◆ TASK DIRECTIONS
Retype each line exactly. Skip images.

◆ INPUT RECORDS
━━━━━━

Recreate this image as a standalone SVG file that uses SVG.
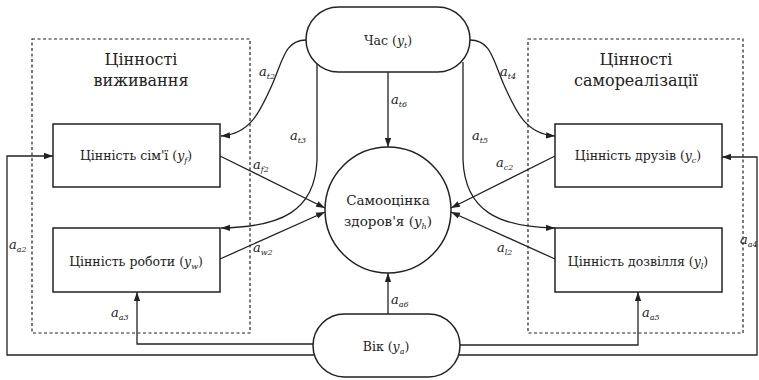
<svg xmlns="http://www.w3.org/2000/svg" width="759" height="380" viewBox="0 0 759 380">
<defs>
<marker id="ar" viewBox="0 0 10 10" refX="10" refY="5" markerWidth="9" markerHeight="9" markerUnits="userSpaceOnUse" orient="auto">
<path d="M0,1.5 L10,5 L0,8.5 z" fill="#222"/>
</marker>
<style>
.arr{fill:none;stroke:#222;stroke-width:1.3;marker-end:url(#ar)}
.box{fill:#fff;stroke:#222;stroke-width:1.5}
.grp{fill:none;stroke:#222;stroke-width:1.2;stroke-dasharray:3,2.5}
text{fill:#222;font-family:'DejaVu Serif','Liberation Serif',serif}
.t{font-size:12.5px}
.c{font-size:13.5px}
.h{font-size:16px}
.lb{font-size:13px;font-style:italic}
.s{font-size:8px}
</style>
</defs>
<rect width="759" height="380" fill="#fff"/>
<g id="group-survival">
<rect class="grp" x="32" y="39" width="218" height="294"/>
<text class="h" x="141" y="65" text-anchor="middle">Цінності</text>
<text class="h" x="141" y="86" text-anchor="middle">виживання</text>
</g>
<g id="group-selfrealization">
<rect class="grp" x="528" y="39" width="215" height="294"/>
<text class="h" x="636" y="65" text-anchor="middle">Цінності</text>
<text class="h" x="636" y="86" text-anchor="middle">самореалізації</text>
</g>
<g id="connectors">
<path class="arr" d="M306,40 C285,40 283,60 272,85 C260,112 250,134 221,136"/>
<path class="arr" d="M317,62 L317,160 C315,212 280,227 221,228"/>
<path class="arr" d="M470,40 C491,40 493,60 504,85 C516,112 526,134 555,136"/>
<path class="arr" d="M463,62 L463,160 C465,212 500,227 555,228"/>
<path class="arr" d="M388,72 L388,147"/>
<path class="arr" d="M220,156 L325,208"/>
<path class="arr" d="M220,259 L325,212"/>
<path class="arr" d="M555,156 L451,208"/>
<path class="arr" d="M555,259 L451,212"/>
<path class="arr" d="M388,314 L388,273"/>
<path class="arr" d="M320,344 L137,344 L137,292"/>
<path class="arr" d="M320,355 L7,355 L7,156 L53,156"/>
<path class="arr" d="M455,345 L638,345 L638,292"/>
<path class="arr" d="M455,355 L757,355 L757,157 L722,157"/>
<text class="lb" x="259" y="76">a<tspan class="s" dy="3">t2</tspan></text>
<text class="lb" x="290" y="140">a<tspan class="s" dy="3">t3</tspan></text>
<text class="lb" x="500" y="76">a<tspan class="s" dy="3">t4</tspan></text>
<text class="lb" x="472" y="140">a<tspan class="s" dy="3">t5</tspan></text>
<text class="lb" x="391" y="104">a<tspan class="s" dy="3">t6</tspan></text>
<text class="lb" x="253" y="169">a<tspan class="s" dy="3">f2</tspan></text>
<text class="lb" x="253" y="252">a<tspan class="s" dy="3">w2</tspan></text>
<text class="lb" x="496" y="167">a<tspan class="s" dy="3">c2</tspan></text>
<text class="lb" x="497" y="252">a<tspan class="s" dy="3">l2</tspan></text>
<text class="lb" x="391" y="304">a<tspan class="s" dy="3">a6</tspan></text>
<text class="lb" x="111" y="317">a<tspan class="s" dy="3">a3</tspan></text>
<text class="lb" x="642" y="317">a<tspan class="s" dy="3">a5</tspan></text>
<text class="lb" x="9" y="249">a<tspan class="s" dy="3">a2</tspan></text>
<text class="lb" x="740" y="244">a<tspan class="s" dy="3">a4</tspan></text>
</g>
<g id="node-time">
<rect class="box" x="306" y="7" width="164" height="65" rx="32.5"/>
<text class="t" x="388" y="45" text-anchor="middle">Час (<tspan font-style="italic">y</tspan><tspan class="s" dy="3" font-style="italic">t</tspan><tspan dy="-3">)</tspan></text>
</g>
<g id="node-family">
<rect class="box" x="53" y="124" width="167" height="63"/>
<text class="t" x="136" y="160" text-anchor="middle">Цінність сім'ї (<tspan font-style="italic">y</tspan><tspan class="s" dy="3" font-style="italic">f</tspan><tspan dy="-3">)</tspan></text>
</g>
<g id="node-work">
<rect class="box" x="53" y="228" width="167" height="64"/>
<text class="t" x="136" y="266" text-anchor="middle">Цінність роботи (<tspan font-style="italic">y</tspan><tspan class="s" dy="3" font-style="italic">w</tspan><tspan dy="-3">)</tspan></text>
</g>
<g id="node-friends">
<rect class="box" x="555" y="124" width="167" height="63"/>
<text class="t" x="638" y="160" text-anchor="middle">Цінність друзів (<tspan font-style="italic">y</tspan><tspan class="s" dy="3" font-style="italic">c</tspan><tspan dy="-3">)</tspan></text>
</g>
<g id="node-leisure">
<rect class="box" x="555" y="228" width="167" height="64"/>
<text class="t" x="638" y="266" text-anchor="middle">Цінність дозвілля (<tspan font-style="italic">y</tspan><tspan class="s" dy="3" font-style="italic">l</tspan><tspan dy="-3">)</tspan></text>
</g>
<g id="node-health">
<circle class="box" cx="388" cy="210" r="63"/>
<text class="c" x="388" y="205" text-anchor="middle">Самооцінка</text>
<text class="c" x="388" y="226" text-anchor="middle">здоров'я (<tspan font-style="italic">y</tspan><tspan class="s" dy="3" font-style="italic">h</tspan><tspan dy="-3">)</tspan></text>
</g>
<g id="node-age">
<rect class="box" x="313" y="314" width="147" height="63" rx="31.5"/>
<text class="t" x="386" y="351" text-anchor="middle">Вік (<tspan font-style="italic">y</tspan><tspan class="s" dy="3" font-style="italic">a</tspan><tspan dy="-3">)</tspan></text>
</g>
</svg>
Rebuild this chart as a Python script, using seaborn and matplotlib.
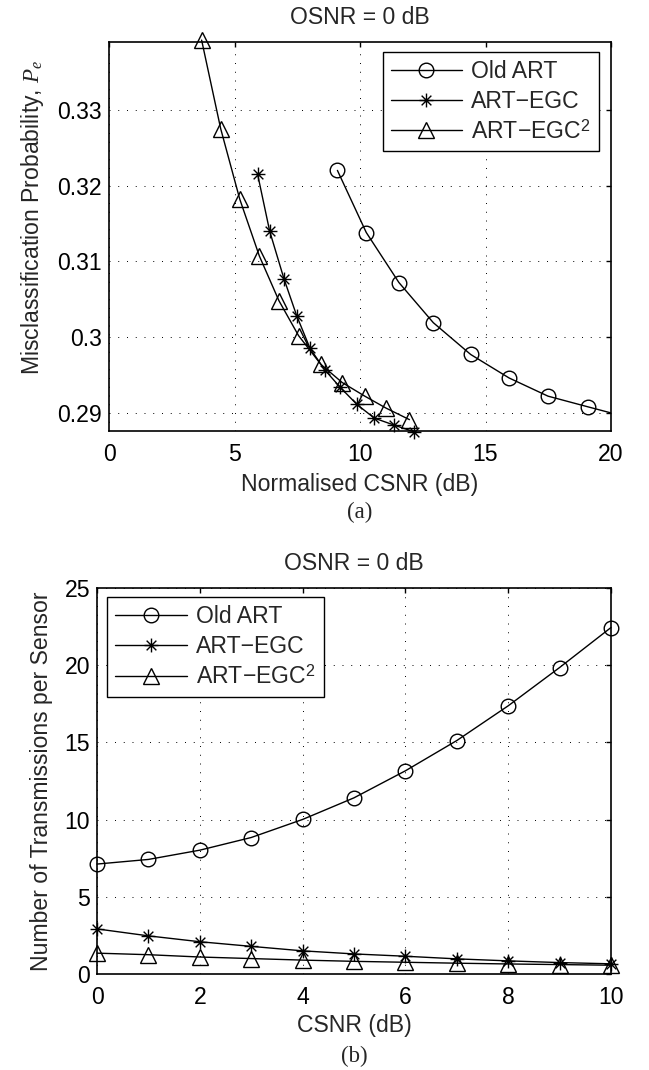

━━━━━━

◆ RESPONSE TO THIS EXERCISE
Recreate this image as a standalone SVG file that uses SVG.
<svg xmlns="http://www.w3.org/2000/svg" width="759" height="380" viewBox="0 0 759 380">
<defs>
<marker id="ar" viewBox="0 0 10 10" refX="10" refY="5" markerWidth="9" markerHeight="9" markerUnits="userSpaceOnUse" orient="auto">
<path d="M0,1.5 L10,5 L0,8.5 z" fill="#222"/>
</marker>
<style>
.arr{fill:none;stroke:#222;stroke-width:1.3;marker-end:url(#ar)}
.box{fill:#fff;stroke:#222;stroke-width:1.5}
.grp{fill:none;stroke:#222;stroke-width:1.2;stroke-dasharray:3,2.5}
text{fill:#222;font-family:'DejaVu Serif','Liberation Serif',serif}
.t{font-size:12.5px}
.c{font-size:13.5px}
.h{font-size:16px}
.lb{font-size:13px;font-style:italic}
.s{font-size:8px}
</style>
</defs>
<rect width="759" height="380" fill="#fff"/>
<g id="group-survival">
<rect class="grp" x="32" y="39" width="218" height="294"/>
<text class="h" x="141" y="65" text-anchor="middle">Цінності</text>
<text class="h" x="141" y="86" text-anchor="middle">виживання</text>
</g>
<g id="group-selfrealization">
<rect class="grp" x="528" y="39" width="215" height="294"/>
<text class="h" x="636" y="65" text-anchor="middle">Цінності</text>
<text class="h" x="636" y="86" text-anchor="middle">самореалізації</text>
</g>
<g id="connectors">
<path class="arr" d="M306,40 C285,40 283,60 272,85 C260,112 250,134 221,136"/>
<path class="arr" d="M317,62 L317,160 C315,212 280,227 221,228"/>
<path class="arr" d="M470,40 C491,40 493,60 504,85 C516,112 526,134 555,136"/>
<path class="arr" d="M463,62 L463,160 C465,212 500,227 555,228"/>
<path class="arr" d="M388,72 L388,147"/>
<path class="arr" d="M220,156 L325,208"/>
<path class="arr" d="M220,259 L325,212"/>
<path class="arr" d="M555,156 L451,208"/>
<path class="arr" d="M555,259 L451,212"/>
<path class="arr" d="M388,314 L388,273"/>
<path class="arr" d="M320,344 L137,344 L137,292"/>
<path class="arr" d="M320,355 L7,355 L7,156 L53,156"/>
<path class="arr" d="M455,345 L638,345 L638,292"/>
<path class="arr" d="M455,355 L757,355 L757,157 L722,157"/>
<text class="lb" x="259" y="76">a<tspan class="s" dy="3">t2</tspan></text>
<text class="lb" x="290" y="140">a<tspan class="s" dy="3">t3</tspan></text>
<text class="lb" x="500" y="76">a<tspan class="s" dy="3">t4</tspan></text>
<text class="lb" x="472" y="140">a<tspan class="s" dy="3">t5</tspan></text>
<text class="lb" x="391" y="104">a<tspan class="s" dy="3">t6</tspan></text>
<text class="lb" x="253" y="169">a<tspan class="s" dy="3">f2</tspan></text>
<text class="lb" x="253" y="252">a<tspan class="s" dy="3">w2</tspan></text>
<text class="lb" x="496" y="167">a<tspan class="s" dy="3">c2</tspan></text>
<text class="lb" x="497" y="252">a<tspan class="s" dy="3">l2</tspan></text>
<text class="lb" x="391" y="304">a<tspan class="s" dy="3">a6</tspan></text>
<text class="lb" x="111" y="317">a<tspan class="s" dy="3">a3</tspan></text>
<text class="lb" x="642" y="317">a<tspan class="s" dy="3">a5</tspan></text>
<text class="lb" x="9" y="249">a<tspan class="s" dy="3">a2</tspan></text>
<text class="lb" x="740" y="244">a<tspan class="s" dy="3">a4</tspan></text>
</g>
<g id="node-time">
<rect class="box" x="306" y="7" width="164" height="65" rx="32.5"/>
<text class="t" x="388" y="45" text-anchor="middle">Час (<tspan font-style="italic">y</tspan><tspan class="s" dy="3" font-style="italic">t</tspan><tspan dy="-3">)</tspan></text>
</g>
<g id="node-family">
<rect class="box" x="53" y="124" width="167" height="63"/>
<text class="t" x="136" y="160" text-anchor="middle">Цінність сім'ї (<tspan font-style="italic">y</tspan><tspan class="s" dy="3" font-style="italic">f</tspan><tspan dy="-3">)</tspan></text>
</g>
<g id="node-work">
<rect class="box" x="53" y="228" width="167" height="64"/>
<text class="t" x="136" y="266" text-anchor="middle">Цінність роботи (<tspan font-style="italic">y</tspan><tspan class="s" dy="3" font-style="italic">w</tspan><tspan dy="-3">)</tspan></text>
</g>
<g id="node-friends">
<rect class="box" x="555" y="124" width="167" height="63"/>
<text class="t" x="638" y="160" text-anchor="middle">Цінність друзів (<tspan font-style="italic">y</tspan><tspan class="s" dy="3" font-style="italic">c</tspan><tspan dy="-3">)</tspan></text>
</g>
<g id="node-leisure">
<rect class="box" x="555" y="228" width="167" height="64"/>
<text class="t" x="638" y="266" text-anchor="middle">Цінність дозвілля (<tspan font-style="italic">y</tspan><tspan class="s" dy="3" font-style="italic">l</tspan><tspan dy="-3">)</tspan></text>
</g>
<g id="node-health">
<circle class="box" cx="388" cy="210" r="63"/>
<text class="c" x="388" y="205" text-anchor="middle">Самооцінка</text>
<text class="c" x="388" y="226" text-anchor="middle">здоров'я (<tspan font-style="italic">y</tspan><tspan class="s" dy="3" font-style="italic">h</tspan><tspan dy="-3">)</tspan></text>
</g>
<g id="node-age">
<rect class="box" x="313" y="314" width="147" height="63" rx="31.5"/>
<text class="t" x="386" y="351" text-anchor="middle">Вік (<tspan font-style="italic">y</tspan><tspan class="s" dy="3" font-style="italic">a</tspan><tspan dy="-3">)</tspan></text>
</g>
</svg>
Rebuild this chart as a Python script, using seaborn and matplotlib.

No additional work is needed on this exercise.